(dissenting): In reversing the judgment two propositions of law are declared, the second being only a slight qualification or extension of the first, and in neither of them am I able to concur, nor do I find any grounds for reversing the judgment. The nature and extent of the interest taken by condemnation are always proper considerations in fixing the compensation of the owner. It was an easement that the defendant was seeking to condémn and for. which the plaintiff was asking compensation. Nothing else was involved, and no one connected with the case claimed that any other or greater interest was to be condemned. The owner is only entitled to be compensated for such estate or interest as has been taken from him. That is a correct rule of law, and I have difficulty in understanding how the statement of a true rule can be made a ground for reversal.

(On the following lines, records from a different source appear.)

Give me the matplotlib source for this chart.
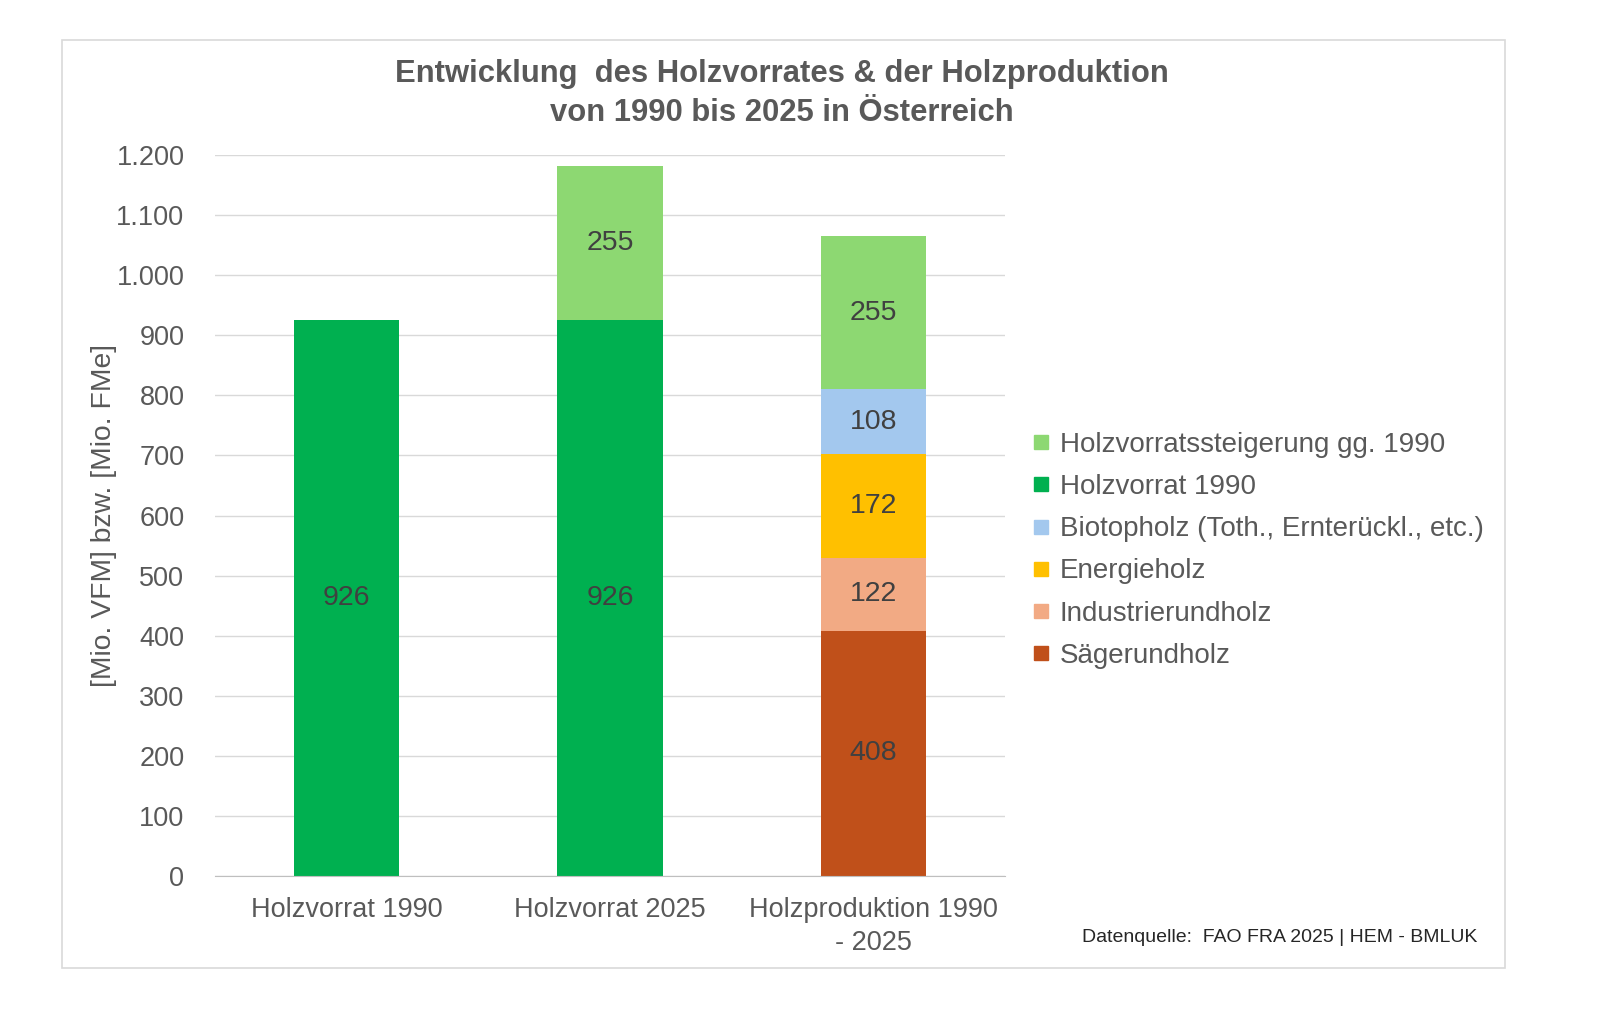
import matplotlib.pyplot as plt
from matplotlib.lines import Line2D
from matplotlib.patches import Rectangle

# chart data
categories = ['Holzvorrat 1990', 'Holzvorrat 2025', 'Holzproduktion 1990\n- 2025']
saegerundholz = [0, 0, 408]
industrierundholz = [0, 0, 122]
energieholz = [0, 0, 172]
biotopholz = [0, 0, 108]
holzvorrat_1990 = [926, 926, 0]
steigerung = [0, 255, 255]
y_ticks = [0, 100, 200, 300, 400, 500, 600, 700, 800, 900, 1000, 1100, 1200]
y_tick_labels = ['0', '100', '200', '300', '400', '500', '600', '700', '800',
                 '900', '1.000', '1.100', '1.200']

series = [
    ('Sägerundholz', saegerundholz, '#C0501A'),
    ('Industrierundholz', industrierundholz, '#F2AA84'),
    ('Energieholz', energieholz, '#FFC000'),
    ('Biotopholz (Toth., Ernterückl., etc.)', biotopholz, '#A3C8EE'),
    ('Holzvorrat 1990', holzvorrat_1990, '#00B050'),
    ('Holzvorratssteigerung gg. 1990', steigerung, '#8DD872'),
]

plt.rcParams['font.family'] = ['Liberation Sans', 'DejaVu Sans']

fig = plt.figure(figsize=(16, 10.3), dpi=100)
W, H = 1600, 1030
ax = fig.add_axes([215 / W, 1 - 876 / H, 790 / W, 721 / H])

# outer frame
fig.patches.append(Rectangle((62 / W, 1 - 968 / H), 1443 / W, 928 / H,
                             transform=fig.transFigure, fill=False,
                             edgecolor='#D9D9D9', linewidth=1.2))

x = list(range(len(categories)))
bottom = [0] * len(categories)
for name, vals, col in series:
    bars = ax.bar(x, vals, width=0.4, bottom=bottom, color=col, label=name, zorder=3)
    labels = [str(v) if v else '' for v in vals]
    ax.bar_label(bars, labels=labels, label_type='center', fontsize=20.5,
                 color='#404040')
    bottom = [b + v for b, v in zip(bottom, vals)]

ax.set_xlim(-0.5, 2.5)
ax.set_ylim(0, 1200)
ax.set_yticks(y_ticks)
ax.set_yticklabels(y_tick_labels)
ax.set_xticks(x)
ax.set_xticklabels(categories, linespacing=1.35)
ax.tick_params(axis='y', length=0, pad=22, labelsize=19.5, labelcolor='#595959')
ax.tick_params(axis='x', length=0, pad=15, labelsize=19.5, labelcolor='#595959')
ax.grid(axis='y', color='#D9D9D9', linewidth=1, zorder=0)
for s in ['top', 'right', 'left']:
    ax.spines[s].set_visible(False)
ax.spines['bottom'].set_color('#BFBFBF')
ax.spines['bottom'].set_zorder(4)

ax.set_ylabel('[Mio. VFM] bzw. [Mio. FMe]', fontsize=20.3, color='#595959')
ax.yaxis.set_label_coords(-0.124, 0.5)

fig.text(782 / W, 1 - 93.5 / H,
         'Entwicklung  des Holzvorrates & der Holzproduktion\nvon 1990 bis 2025 in Österreich',
         ha='center', va='center', fontsize=22.3, fontweight='bold',
         color='#595959', linespacing=1.35)

# legend, top entry first
handles = [Line2D([], [], linestyle='none', marker='s', markersize=10,
                  markerfacecolor=col, markeredgecolor=col)
           for _, _, col in series[::-1]]
leg_labels = [name for name, _, _ in series[::-1]]
fig.legend(handles, leg_labels, loc='upper left',
           bbox_to_anchor=(1022 / W, 1 - 421 / H), frameon=False,
           fontsize=20, labelcolor='#595959', handlelength=0.6,
           handletextpad=0.35, labelspacing=0.58, borderaxespad=0)

fig.text(1477 / W, 1 - 938 / H, 'Datenquelle:  FAO FRA 2025 | HEM - BMLUK',
         ha='right', va='center', fontsize=14, color='#262626')

fig.savefig('out.png', dpi=100, facecolor='white')
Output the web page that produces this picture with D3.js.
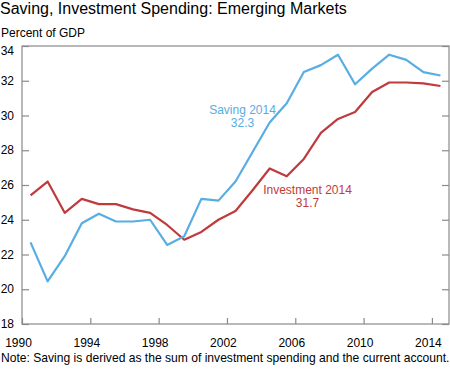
<!DOCTYPE html>
<html>
<head>
<meta charset="utf-8">
<script src="https://cdn.jsdelivr.net/npm/d3@7"></script>
<style>
  html, body { margin: 0; padding: 0; background: #fff; }
  svg { display: block; font-family: "Liberation Sans", Arial, sans-serif; }
</style>
</head>
<body>
<svg id="chart" width="450" height="371"></svg>
<script>
const years = [1990,1991,1992,1993,1994,1995,1996,1997,1998,1999,2000,2001,2002,2003,2004,2005,2006,2007,2008,2009,2010,2011,2012,2013,2014];
const saving = [22.7,20.45,21.9,23.8,24.35,23.9,23.9,24.0,22.55,23.05,25.2,25.1,26.2,27.9,29.6,30.7,32.5,32.9,33.5,31.8,32.7,33.5,33.2,32.5,32.3];
const investment = [25.4,26.2,24.4,25.2,24.9,24.9,24.6,24.4,23.7,22.85,23.3,24.0,24.5,25.7,26.95,26.5,27.5,29.0,29.8,30.2,31.35,31.9,31.9,31.85,31.7];
const xTicks = [1990,1994,1998,2002,2006,2010,2014];
const yTicks = [18,20,22,24,26,28,30,32,34];
const title = "Saving, Investment Spending: Emerging Markets";
const unitLabel = "Percent of GDP";
const note = "Note: Saving is derived as the sum of investment spending and the current account.";
const savingLabel = ["Saving 2014", "32.3"];
const investmentLabel = ["Investment 2014", "31.7"];

const BLUE = "#58ade2", RED = "#bf3a3c", AXIS = "#8a8a8a";
const svg = d3.select("#chart");
const L = 22, R = 449, T = 46, B = 324;
const x = d3.scaleLinear().domain([1990, 2015]).range([L, R]);
const y = d3.scaleLinear().domain([18, 34]).range([B, T]);

// frame
svg.append("rect").attr("x", L).attr("y", T).attr("width", R - L).attr("height", B - T)
  .attr("fill", "none").attr("stroke", AXIS).attr("stroke-width", 1.2);

// left axis (inward ticks)
const yl = svg.append("g").attr("transform", `translate(${L},0)`)
  .call(d3.axisRight(y).tickValues(yTicks).tickSize(7).tickFormat(""));
yl.select(".domain").remove();
yl.selectAll("line").attr("stroke", AXIS).attr("stroke-width", 1.2);
// right axis (inward ticks)
const yr = svg.append("g").attr("transform", `translate(${R},0)`)
  .call(d3.axisLeft(y).tickValues(yTicks).tickSize(7).tickFormat(""));
yr.select(".domain").remove();
yr.selectAll("line").attr("stroke", AXIS).attr("stroke-width", 1.2);
// bottom axis (inward ticks)
const xb = svg.append("g").attr("transform", `translate(0,${B})`)
  .call(d3.axisTop(x).tickValues(xTicks).tickSize(6).tickFormat(""));
xb.select(".domain").remove();
xb.selectAll("line").attr("stroke", AXIS).attr("stroke-width", 1.2);

// y tick labels
svg.append("g").selectAll("text").data(yTicks).join("text")
  .attr("x", 14).attr("y", d => y(d) + (d === 34 ? 5 : 0))
  .attr("dy", "0.35em").attr("text-anchor", "end")
  .attr("font-size", 12).attr("fill", "#000").text(d => d);

// x tick labels
svg.append("g").selectAll("text").data(xTicks).join("text")
  .attr("x", d => x(d) - 3.5).attr("y", 347)
  .attr("text-anchor", "middle").attr("font-size", 12).attr("fill", "#000").text(d => d);

// lines (annual values plotted mid-year)
const line = d3.line().x((d, i) => x(years[i] + 0.5)).y(d => y(d));
svg.append("path").datum(investment).attr("d", line)
  .attr("fill", "none").attr("stroke", RED).attr("stroke-width", 2.2).attr("stroke-linejoin", "round");
svg.append("path").datum(saving).attr("d", line)
  .attr("fill", "none").attr("stroke", BLUE).attr("stroke-width", 2.2).attr("stroke-linejoin", "round");

// annotations
svg.append("text").attr("x", 242.5).attr("y", 113.5).attr("text-anchor", "middle")
  .attr("font-size", 12).attr("fill", BLUE)
  .selectAll("tspan").data(savingLabel).join("tspan")
  .attr("x", 242.5).attr("dy", (d, i) => i ? 13.6 : 0).text(d => d);
svg.append("text").attr("x", 307.5).attr("y", 193.5).attr("text-anchor", "middle")
  .attr("font-size", 12).attr("fill", RED)
  .selectAll("tspan").data(investmentLabel).join("tspan")
  .attr("x", 307.5).attr("dy", (d, i) => i ? 13.6 : 0).text(d => d);

// titles
svg.append("text").attr("x", 0).attr("y", 14).attr("font-size", 16).attr("fill", "#000").text(title);
svg.append("text").attr("x", 1).attr("y", 37).attr("font-size", 12).attr("fill", "#000").text(unitLabel);
svg.append("text").attr("x", 1).attr("y", 362).attr("font-size", 12.1).attr("fill", "#000").text(note);
</script>
</body>
</html>
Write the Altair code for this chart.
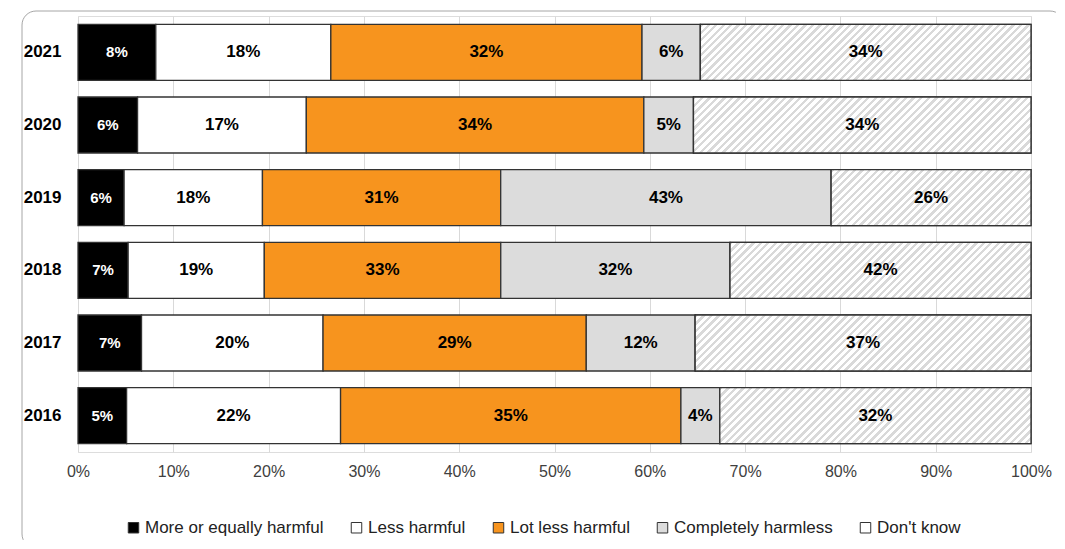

It may be that there is little difference between the value of a perpetual easement in land and that of . a fee title to it, but I think it would have been error for the court to have told the jury that they might award the owner the same compensation as if he had been devested of a greater interest than the one actually taken. Cases are cited where courts refused to reverse for a refusal to instruct as to the difference between an easement and a fee. But these rulings were based on the theory that the difference in value was so small as to come within the doctrine of de minimis non curat lex. Rulings refusing to reverse for errors which were not prejudicial differ materially from a reversal for giving an instruction which is theoretically correct. Even if the law had not been accurately stated the rule of the cases cited, that the difference in values of ah easement and a fee simple is so small as not to be within the notice of the law, would work an affirmance of this judgment.
It devolved upon the plaintiff to show the value of *61the interest taken, - and not of some other interest, and he has no reason to complain that the court stated correctly the interest appropriated, and for which he was asking compensation. If his testimony did not measure up to the rule it was not the fault of the court, nor did it justify the court in stating a wrong rule. If the interest of the plaintiff had been only a leasehold, or a life-estate, compensation would have been limited to the rights of which he was deprived, and the court must have so advised the jury. It was no less its duty to advise the jury of the character of the interest taken from plaintiff. Aside from this, every one connected with the case appears to have understoood alike the nature of the interest taken, and the witnesses for both parties testified freely about the market value of the land, without quibbling as to the interest remaining in the owner.
Something is said about an instruction as to the circumstances of a sale of the property two years before the condemnation, but as this instruction was based upon testimony of which no complaint is made there is little room for objection. The testimony being before the jury, it was proper to instruct them as to its weight and application. In my view the instruction given, qualified as it was by the court, is sound law, and is an instruction which is frequently given in the courts of this state. In fact, the entire charge appears to have been carefully abstracted from the decisions of this court. The last-mentioned instruction, however, is probably not regarded as reversible error, as it is not mentioned in the syllabus of the decision made.
I think the judgment should have been affirmed, and I am authorized to say that Mr. Justice Burch joins me in this dissent.